> **To do**: Select every line holding the word "React" and copy it.

> **Supplied material**:
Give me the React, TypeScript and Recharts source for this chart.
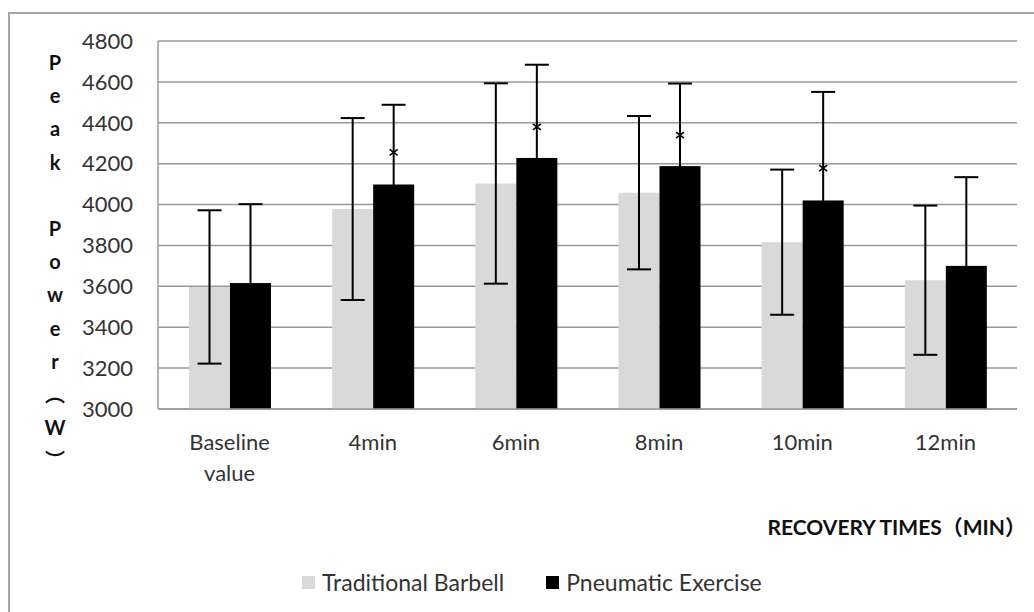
import React from 'react';
import { BarChart, Bar, XAxis, YAxis, CartesianGrid, ErrorBar, Legend } from 'recharts';

const categories = ['Baseline value', '4min', '6min', '8min', '10min', '12min'];
const seriesNames = ['Traditional Barbell', 'Pneumatic Exercise'];
const traditional = [3597, 3978, 4103, 4058, 3816, 3630];
const traditionalSd = [375, 445, 490, 375, 355, 365];
const pneumatic = [3616, 4098, 4228, 4188, 4020, 3700];
const pneumaticSd = [386, 390, 456, 404, 531, 434];
const significance: (number | null)[] = [null, 4255, 4380, 4340, 4178, null];
const yTicks = [3000, 3200, 3400, 3600, 3800, 4000, 4200, 4400, 4600, 4800];
const yDomain: [number, number] = [3000, 4800];
const yTitleChars = ['P', 'e', 'a', 'k', ' ', 'P', 'o', 'w', 'e', 'r', '\uFE35', 'W', '\uFE36'];
const xTitle = 'RECOVERY TIMES（MIN）';

const data = categories.map((c, i) => ({
  name: c,
  traditional: traditional[i],
  traditionalSd: traditionalSd[i],
  pneumatic: pneumatic[i],
  pneumaticSd: pneumaticSd[i],
  sig: significance[i],
}));

const FONT = "Lato, 'Noto Sans CJK SC', sans-serif";
const TEXT = '#333333';

const XTick = (props: any) => {
  const { x, y, payload } = props;
  const lines = String(payload.value).split(' ');
  return (
    <g>
      {lines.map((l: string, i: number) => (
        <text key={i} x={x} y={y + 20 + i * 31} textAnchor="middle" fill={TEXT} fontSize={22} fontFamily={FONT}>
          {l}
        </text>
      ))}
    </g>
  );
};

const PneumaticShape = (props: any) => {
  const { x, y, width, height, payload, fill } = props;
  const v = payload.pneumatic;
  const a = payload.sig;
  let mark = null;
  if (a != null && height > 0) {
    const py = y + height - ((a - yDomain[0]) * height) / (v - yDomain[0]);
    const cx = x + width / 2;
    mark = (
      <g stroke="#000" strokeWidth={1.6}>
        <line x1={cx - 4} y1={py - 3} x2={cx + 4} y2={py + 3} />
        <line x1={cx - 4} y1={py + 3} x2={cx + 4} y2={py - 3} />
      </g>
    );
  }
  return (
    <g>
      <rect x={x} y={y} width={width} height={height} fill={fill} />
      {mark}
    </g>
  );
};

const YTitle = () => {
  return (
    <g>
      {yTitleChars.map((ch, i) => (
        <text key={i} x={55} y={70 + i * 33.2} textAnchor="middle" fill="#111" fontSize={20} fontWeight="bold" fontFamily={FONT}>
          {ch}
        </text>
      ))}
    </g>
  );
};

const XTitle = (props: any) => {
  const vb = props.viewBox || { x: 158, y: 409, width: 859 };
  return (
    <text x={vb.x + vb.width + 9} y={vb.y + 126} textAnchor="end" fill="#111" fontSize={21} fontWeight="bold" fontFamily={FONT}>
      {xTitle}
    </text>
  );
};

const LegendContent = (props: any) => {
  const payload = [...(props.payload || [])].sort(
    (a: any, b: any) => seriesNames.indexOf(a.value) - seriesNames.indexOf(b.value)
  );
  return (
    <div style={{ height: 24, display: 'flex', alignItems: 'center', paddingLeft: 302, fontFamily: FONT, fontSize: 23, color: TEXT }}>
      {payload.map((p: any, i: number) => (
        <div key={i} style={{ display: 'flex', alignItems: 'center', marginRight: 42 }}>
          <div style={{ width: 13, height: 13, background: p.color, marginRight: 7 }} />
          <span>{p.value}</span>
        </div>
      ))}
    </div>
  );
};

export default function App() {
  return (
    <div style={{ position: 'absolute', left: 0, top: 0, width: 1034, height: 612, overflow: 'hidden', background: '#fff' }}>
      <div style={{ position: 'absolute', left: 8, top: 12, width: 1200, height: 800, border: '2px solid #a6a6a6' }} />
      <div style={{ position: 'absolute', left: 0, top: 0 }}>
        <BarChart
          width={1034}
          height={612}
          data={data}
          margin={{ top: 41, right: 17, left: 0, bottom: 18 }}
          barGap={0}
          barSize={41}
        >
          <CartesianGrid horizontal vertical={false} stroke="#9a9a9a" strokeWidth={1.5} />
          <XAxis
            dataKey="name"
            height={161}
            tickLine={false}
            axisLine={{ stroke: '#9a9a9a', strokeWidth: 1.5 }}
            tick={<XTick />}
            tickSize={0}
            tickMargin={21}
            interval={0}
            label={{ content: <XTitle /> }}
          />
          <YAxis
            width={158}
            domain={yDomain}
            ticks={yTicks}
            tickLine={false}
            tickSize={0}
            tickMargin={25}
            axisLine={{ stroke: '#9a9a9a', strokeWidth: 1.5 }}
            tick={{ fill: TEXT, fontSize: 22, fontFamily: FONT }}
            label={{ content: <YTitle /> }}
            interval={0}
          />
          <Legend verticalAlign="bottom" content={<LegendContent />} />
          <Bar dataKey="traditional" name={seriesNames[0]} fill="#d9d9d9" isAnimationActive={false}>
            <ErrorBar dataKey="traditionalSd" width={12} stroke="#000" strokeWidth={2} />
          </Bar>
          <Bar dataKey="pneumatic" name={seriesNames[1]} fill="#000000" isAnimationActive={false} shape={<PneumaticShape />}>
            <ErrorBar dataKey="pneumaticSd" width={12} stroke="#000" strokeWidth={2} />
          </Bar>
        </BarChart>
      </div>
    </div>
  );
}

> **Reply**:
Give me the React, TypeScript and Recharts source for this chart.
import React from 'react';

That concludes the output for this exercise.